I try to make the first step almost effortless:
- Keep the form short and mobile-friendly.
- Use an obvious call to action, not a vague “submit” button.
- Send an automatic confirmation immediately.
- Follow up with a human response within 24 hours when possible.
- Explain the next step in plain language, including where to go, what to bring, and who will meet them.
Screening should be proportional to the role. For child-facing, client-facing, or otherwise sensitive work, early screening protects everyone. For lower-risk roles like event setup or sorting donations, a lighter process is usually better than a heavy one that scares people away. Scheduling matters too. Offer short shifts, one-off options, and virtual roles when the work allows it. Volunteers are not staff, and they should not have to decode internal systems just to help. That is what turns a one-time helper into someone who comes back.
Treat the volunteer experience like something worth returning to
Recruitment gets easier when people have a reason to stay. A volunteer who feels useful, seen, and informed will often recruit the next volunteer for you. I have seen that pattern hold up again and again: the best retention strategy is usually a good first experience, followed by steady communication.
There are a few simple habits that make a real difference:
- Thank people quickly and mention the specific impact of their shift.

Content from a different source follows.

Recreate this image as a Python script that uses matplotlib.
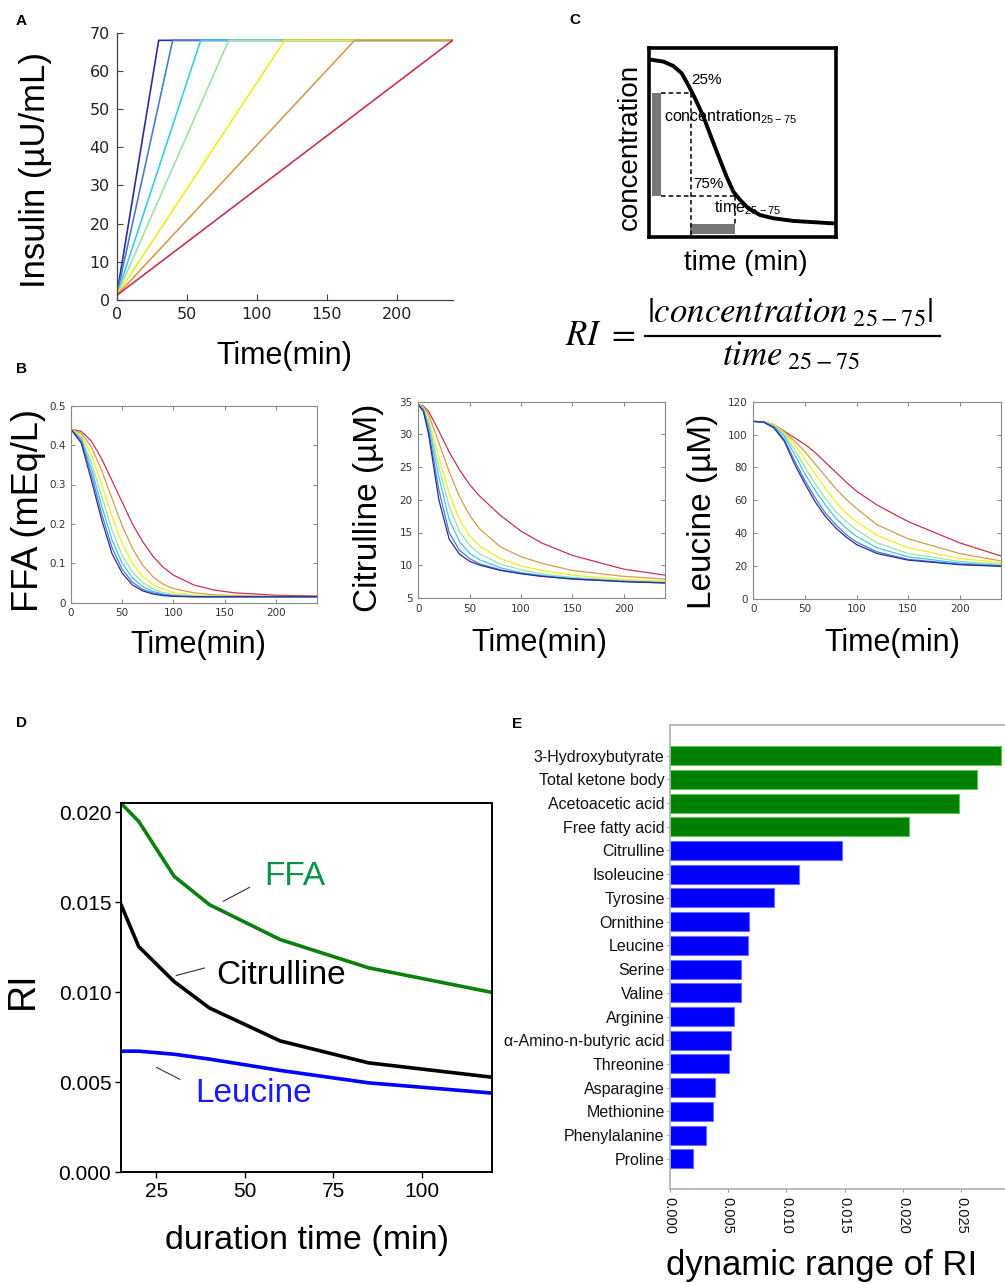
import matplotlib
matplotlib.use("Agg")
import matplotlib.pyplot as plt
from matplotlib.lines import Line2D

plt.rcParams['font.family'] = ['Liberation Sans', 'DejaVu Sans']

# ---------------- data ----------------
# A: insulin infusion, time at which each profile reaches the plateau
insulin_peak_time = [30, 40, 60, 80, 120, 170, 240]
insulin_start = 1.2
insulin_plateau = 68
time_end = 240
curve_colors = ['#2c2c9e', '#4b7bd1', '#3cc8ea', '#9fe0a4', '#f4ec1c', '#d99a4e', '#c8334a']

# B: simulated responses (one row per insulin profile, fastest first)
ffa_t = [0, 10, 20, 30, 40, 50, 60, 70, 80, 90, 100, 120, 140, 160, 200, 240]
ffa_curves = [
    [.44, .405, .31, .21, .125, .075, .045, .030, .022, .018, .016, .015, .015, .015, .015, .015],
    [.44, .41, .325, .225, .14, .085, .052, .034, .025, .020, .017, .015, .015, .015, .015, .015],
    [.44, .415, .34, .245, .16, .10, .063, .041, .029, .022, .018, .016, .015, .015, .015, .015],
    [.44, .42, .355, .27, .185, .12, .078, .051, .035, .026, .021, .017, .016, .015, .015, .015],
    [.44, .425, .375, .30, .22, .15, .10, .067, .046, .034, .026, .019, .017, .016, .015, .015],
    [.44, .43, .395, .335, .265, .195, .138, .095, .066, .047, .036, .025, .020, .018, .016, .016],
    [.44, .435, .41, .365, .31, .255, .20, .155, .118, .09, .07, .045, .032, .025, .019, .017],
]
cit_t = [0, 5, 10, 20, 30, 40, 50, 60, 80, 100, 120, 150, 200, 240]
cit_curves = [
    [34.5, 33.5, 30.0, 20.0, 14.0, 11.7, 10.6, 10.0, 9.2, 8.7, 8.3, 7.9, 7.5, 7.3],
    [34.5, 33.6, 30.6, 21.5, 15.0, 12.3, 11.0, 10.2, 9.3, 8.75, 8.35, 7.9, 7.5, 7.3],
    [34.5, 33.8, 31.3, 23.5, 17.0, 13.6, 11.8, 10.8, 9.6, 8.9, 8.45, 8.0, 7.55, 7.35],
    [34.5, 33.9, 31.8, 25.0, 19.0, 15.2, 13.0, 11.7, 10.2, 9.3, 8.7, 8.15, 7.65, 7.4],
    [34.5, 34.0, 32.3, 26.5, 21.0, 17.0, 14.5, 12.9, 11.0, 9.9, 9.2, 8.5, 7.85, 7.6],
    [34.5, 34.2, 33.0, 28.7, 24.3, 20.5, 17.6, 15.5, 12.8, 11.3, 10.3, 9.2, 8.3, 7.9],
    [34.5, 34.3, 33.5, 30.5, 27.3, 24.6, 22.3, 20.5, 17.6, 15.2, 13.4, 11.5, 9.4, 8.5],
]
leu_t = [0, 10, 20, 30, 40, 50, 60, 70, 80, 90, 100, 120, 150, 200, 240]
leu_curves = [
    [108, 107.5, 104, 96, 82, 70, 59, 50, 43, 37.5, 33, 27.5, 23.5, 20.7, 19.7],
    [108, 107.6, 104.5, 97, 84, 72, 61.5, 52, 45, 39, 34.5, 28.5, 24, 21, 20],
    [108, 107.7, 105, 99, 88, 76, 66, 57, 49, 43, 38, 31, 25.5, 21.7, 20.3],
    [108, 107.7, 105.5, 100, 91, 80, 70, 61, 53, 47, 42, 34, 27.5, 22.7, 21],
    [108, 107.8, 106, 101, 94, 85, 76, 67, 59, 52, 47, 38.5, 31, 24.5, 22],
    [108, 107.8, 106, 101.5, 96, 89.5, 82, 74.5, 67, 60.5, 55, 45, 36.5, 27.5, 23],
    [108, 107.8, 106, 102, 98, 94, 89, 83, 77, 71, 65.5, 57, 47, 34, 26],
]

# C: schematic decay curve (axes fraction)
sketch_x = [0.018, 0.077, 0.130, 0.175, 0.210, 0.246, 0.291, 0.335, 0.380, 0.415, 0.451,
            0.487, 0.531, 0.594, 0.665, 0.772, 0.986]
sketch_y = [0.937, 0.928, 0.905, 0.866, 0.804, 0.734, 0.637, 0.522, 0.407, 0.319, 0.240,
            0.196, 0.152, 0.116, 0.099, 0.085, 0.072]
lvl_25, lvl_75 = 0.764, 0.217
t_25, t_75 = 0.223, 0.46

# D: RI vs duration time
duration = [15, 20, 30, 40, 60, 85, 120]
ri_ffa = [0.0205, 0.0195, 0.01645, 0.01487, 0.01293, 0.01136, 0.00999]
ri_cit = [0.01487, 0.01254, 0.0106, 0.00913, 0.0073, 0.00608, 0.00528]
ri_leu = [0.00673, 0.00673, 0.00656, 0.00629, 0.00566, 0.00497, 0.0044]

# E: dynamic range of RI
metabolites = ['3-Hydroxybutyrate', 'Total ketone body', 'Acetoacetic acid', 'Free fatty acid',
               'Citrulline', 'Isoleucine', 'Tyrosine', 'Ornithine', 'Leucine', 'Serine', 'Valine',
               'Arginine', 'α-Amino-n-butyric acid', 'Threonine', 'Asparagine', 'Methionine',
               'Phenylalanine', 'Proline']
dyn_range = [0.02841, 0.02635, 0.02481, 0.0205, 0.01481, 0.01113, 0.00896, 0.00684, 0.00676,
             0.00616, 0.00613, 0.00556, 0.00524, 0.00507, 0.00387, 0.0037, 0.00316, 0.00201]
n_lipid = 4

# ---------------- layout helpers (pixel positions) ----------------
W, H = 1005, 1284
fig = plt.figure(figsize=(W / 100, H / 100), dpi=100)


def rect(l, t, r, b):
    return [l / W, 1 - b / H, (r - l) / W, (b - t) / H]


def ftext(x, y, s, **kw):
    return fig.text(x / W, 1 - y / H, s, **kw)


def panel_label(x, y, s):
    ftext(x, y, s, fontsize=11, fontweight='bold', ha='center', va='center')


# ---------------- A ----------------
axA = fig.add_axes(rect(116.7, 32.7, 452.7, 300))
for tp, c in zip(insulin_peak_time, curve_colors):
    axA.plot([0, tp, time_end], [insulin_start, insulin_plateau, insulin_plateau], color=c, lw=1.2)
axA.set_xlim(0, 240)
axA.set_ylim(0, 70)
axA.set_xticks([0, 50, 100, 150, 200])
axA.set_yticks(range(0, 71, 10))
for s in ['top', 'right']:
    axA.spines[s].set_visible(False)
for s in ['left', 'bottom']:
    axA.spines[s].set_color('#444444')
    axA.spines[s].set_linewidth(0.9)
axA.tick_params(direction='in', length=4, color='#444444', labelsize=11.5, labelcolor='#222222', pad=5)
for lb in axA.get_xticklabels() + axA.get_yticklabels():
    lb.set_family('DejaVu Sans')
ftext(35, 170, 'Insulin (µU/mL)', fontsize=25, rotation=90, ha='center', va='center')
ftext(284, 356, 'Time(min)', fontsize=22, ha='center', va='center')
panel_label(21, 21, 'A')

# ---------------- B ----------------
b_specs = [
    (rect(71, 405.7, 316.7, 602.7), ffa_t, ffa_curves, (0, 0.5),
     [0, 0.1, 0.2, 0.3, 0.4, 0.5], ['0', '0.1', '0.2', '0.3', '0.4', '0.5'],
     'FFA (mEq/L)', 26, (28, 510), (198, 645)),
    (rect(418.3, 401.5, 665, 598), cit_t, cit_curves, (5, 35),
     [5, 10, 15, 20, 25, 30, 35], None,
     'Citrulline (µM)', 24, (368, 508), (539, 643)),
    (rect(753.3, 401.7, 1001, 598.7), leu_t, leu_curves, (0, 120),
     [0, 20, 40, 60, 80, 100, 120], None,
     'Leucine (µM)', 24, (702, 511), (892, 643)),
]
for r, tt, curves, ylim, yt, ytl, ylab, ysz, ypos, xpos in b_specs:
    ax = fig.add_axes(r)
    for vals, c in zip(curves[::-1], curve_colors[::-1]):
        ax.plot(tt, vals, color=c, lw=0.9)
    ax.set_xlim(0, 240)
    ax.set_ylim(*ylim)
    ax.set_xticks([0, 50, 100, 150, 200])
    if ytl is None:
        ax.set_yticks(yt)
    else:
        ax.set_yticks(yt, ytl)
    for s in ax.spines.values():
        s.set_color('#8a8a8a')
        s.set_linewidth(0.8)
    ax.tick_params(direction='in', length=3, color='#8a8a8a', labelsize=7.5,
                   labelcolor='#333333', pad=4, top=True, right=True)
    for lb in ax.get_xticklabels() + ax.get_yticklabels():
        lb.set_family('DejaVu Sans')
    ftext(ypos[0], ypos[1], ylab, fontsize=ysz, rotation=90, ha='center', va='center')
    ftext(xpos[0], xpos[1], 'Time(min)', fontsize=22, ha='center', va='center')
panel_label(21, 369, 'B')

# ---------------- C ----------------
axC = fig.add_axes(rect(649, 48, 836, 237))
axC.set_xlim(0, 1)
axC.set_ylim(0, 1)
axC.set_xticks([])
axC.set_yticks([])
for s in axC.spines.values():
    s.set_linewidth(2.6)
axC.plot(sketch_x, sketch_y, color='black', lw=2.8, solid_joinstyle='round')
axC.fill_between([0.014, 0.062], lvl_75, lvl_25, color='#777777', lw=0)
axC.fill_between([t_25 - 0.004, t_75], 0.014, 0.069, color='#777777', lw=0)
dash = dict(color='black', lw=1.1, ls=(0, (3, 2)))
axC.plot([0.062, t_25], [lvl_25, lvl_25], **dash)
axC.plot([0.062, t_75], [lvl_75, lvl_75], **dash)
axC.plot([t_25, t_25], [lvl_25, 0.0], **dash)
axC.plot([t_75, t_75], [lvl_75, 0.069], **dash)
axC.text(0.228, 0.83, '25%', fontsize=11, va='center', ha='left')
axC.text(0.08, 0.637, r'concentration$_{\mathregular{25-75}}$', fontsize=11.5, va='center', ha='left')
axC.text(0.238, 0.28, '75%', fontsize=11, va='center', ha='left')
axC.text(0.35, 0.153, r'time$_{\mathregular{25-75}}$', fontsize=11.5, va='center', ha='left')
ftext(630, 147, 'concentration', fontsize=20, rotation=90, ha='center', va='center')
ftext(746, 263, 'time (min)', fontsize=20, ha='center', va='center')
panel_label(575, 20, 'C')

# formula
ftext(565, 345, r'$RI\ =$', fontsize=25, math_fontfamily='stix', ha='left', va='baseline')
ftext(647, 322, r'$|concentration_{\ 25-75}|$', fontsize=25, math_fontfamily='stix',
      ha='left', va='baseline')
ftext(722, 365, r'$time_{\ 25-75}$', fontsize=25, math_fontfamily='stix', ha='left', va='baseline')
fig.add_artist(Line2D([645 / W, 940 / W], [1 - 336 / H, 1 - 336 / H], color='black', lw=1.6))

# ---------------- D ----------------
axD = fig.add_axes(rect(121, 803.3, 492.3, 1172.3))
axD.plot(duration, ri_ffa, color='#0b800b', lw=2.6)
axD.plot(duration, ri_cit, color='black', lw=2.6)
axD.plot(duration, ri_leu, color='#0000ff', lw=2.6)
axD.set_xlim(15, 120)
axD.set_ylim(0, 0.0205)
axD.set_xticks([25, 50, 75, 100])
axD.set_yticks([0, 0.005, 0.010, 0.015, 0.020], ['0.000', '0.005', '0.010', '0.015', '0.020'])
for s in axD.spines.values():
    s.set_linewidth(1.4)
axD.tick_params(direction='out', length=4, width=1.0, labelsize=15, pad=3)
line_kw = dict(arrowprops=dict(arrowstyle='-', color='#333333', lw=0.8))
axD.annotate('', xy=(43.2, 0.01498), xytext=(52.1, 0.01591), **line_kw)
axD.annotate('', xy=(29.8, 0.01089), xytext=(39.4, 0.01139), **line_kw)
axD.annotate('', xy=(24.3, 0.00590), xytext=(32.4, 0.00509), **line_kw)
axD.text(64.2, 0.01646, 'FFA', color='#0a9347', fontsize=24, ha='center', va='center')
axD.text(60.2, 0.01093, 'Citrulline', color='black', fontsize=24, ha='center', va='center')
axD.text(52.6, 0.00436, 'Leucine', color='#1a1aff', fontsize=24, ha='center', va='center')
ftext(23, 990, 'RI', fontsize=27, rotation=90, ha='center', va='center')
ftext(307, 1241, 'duration time (min)', fontsize=24.5, ha='center', va='center')
panel_label(21, 723, 'D')

# ---------------- E ----------------
axE = fig.add_axes(rect(669.5, 725, 1005, 1189))
pos = list(range(len(metabolites)))
face = ['#008000'] * n_lipid + ['#0000ff'] * (len(metabolites) - n_lipid)
edge = ['#5cc25c'] * n_lipid + ['#6a6aff'] * (len(metabolites) - n_lipid)
axE.barh(pos, dyn_range, height=0.8, color=face, edgecolor=edge, linewidth=0.8)
axE.set_ylim(len(metabolites) - 1 + 1.27, -1.29)
axE.set_xlim(0, 0.02875)
axE.set_yticks(pos, metabolites)
axE.set_xticks([0, 0.005, 0.010, 0.015, 0.020, 0.025],
               ['0.000', '0.005', '0.010', '0.015', '0.020', '0.025'], rotation=270)
axE.spines['right'].set_visible(False)
for s in ['left', 'bottom', 'top']:
    axE.spines[s].set_color('#b0b0b0')
    axE.spines[s].set_linewidth(1.2)
axE.tick_params(axis='y', length=2.5, color='#999999', labelsize=11.5, pad=1, labelcolor='#111111')
axE.tick_params(axis='x', length=2.5, color='#999999', labelsize=10.5, pad=3, labelcolor='#111111')
ftext(822, 1266, 'dynamic range of RI', fontsize=25, ha='center', va='center')
panel_label(517, 724, 'E')

fig.savefig('out.png', dpi=100)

- Share a short follow-up message with photos, results, or a concrete outcome.
- Ask what was confusing, slow, or unexpectedly helpful after the first shift.
- Offer a next step that feels natural, such as a monthly shift, a lead role, or a specialized task.
- Recognize repeat volunteers in ways that fit your culture, not just with generic praise.
The more a person feels that their time mattered, the less you have to “sell” the next opportunity. I also like to build tiny leadership lanes into the program. Some volunteers want a bigger role but do not want staff-level responsibility. Give them something to own, even if it is small. That keeps the program human and keeps your pipeline warm. What gets measured gets improved, and in volunteer recruitment the first wins usually show up there.
Track the numbers that reveal whether recruiting is improving
If a nonprofit wants more volunteers, it needs to know where the process is breaking. I do not think every program needs a complex dashboard, but it does need a short list of numbers that show whether the message, the channel, and the follow-up are working together.
| Metric | What it tells you | What a weak result usually means |
|---|---|---|
| Views or reach | Whether people are seeing the opportunity | The channel is too small or the promotion is too limited |
| Clicks to sign-up | Whether the opportunity is compelling enough to invite action | The title, image, or call to action is not convincing enough |
| Applications started vs. completed | Whether the form is manageable | The form is too long or confusing |
| Confirmed volunteers who show up | Whether the communication and scheduling are solid | The reminders, instructions, or timing are weak |
| Repeat participation within 60 to 90 days | Whether the experience felt worth repeating | The role fit, onboarding, or recognition needs work |
If I had to prioritize the first fixes, I would start with role clarity, response speed, and scheduling. Those three changes usually outperform another round of generic outreach because they make saying yes feel safe and worthwhile. Once those pieces are in place, recruitment stops feeling like a scramble and starts feeling like a system.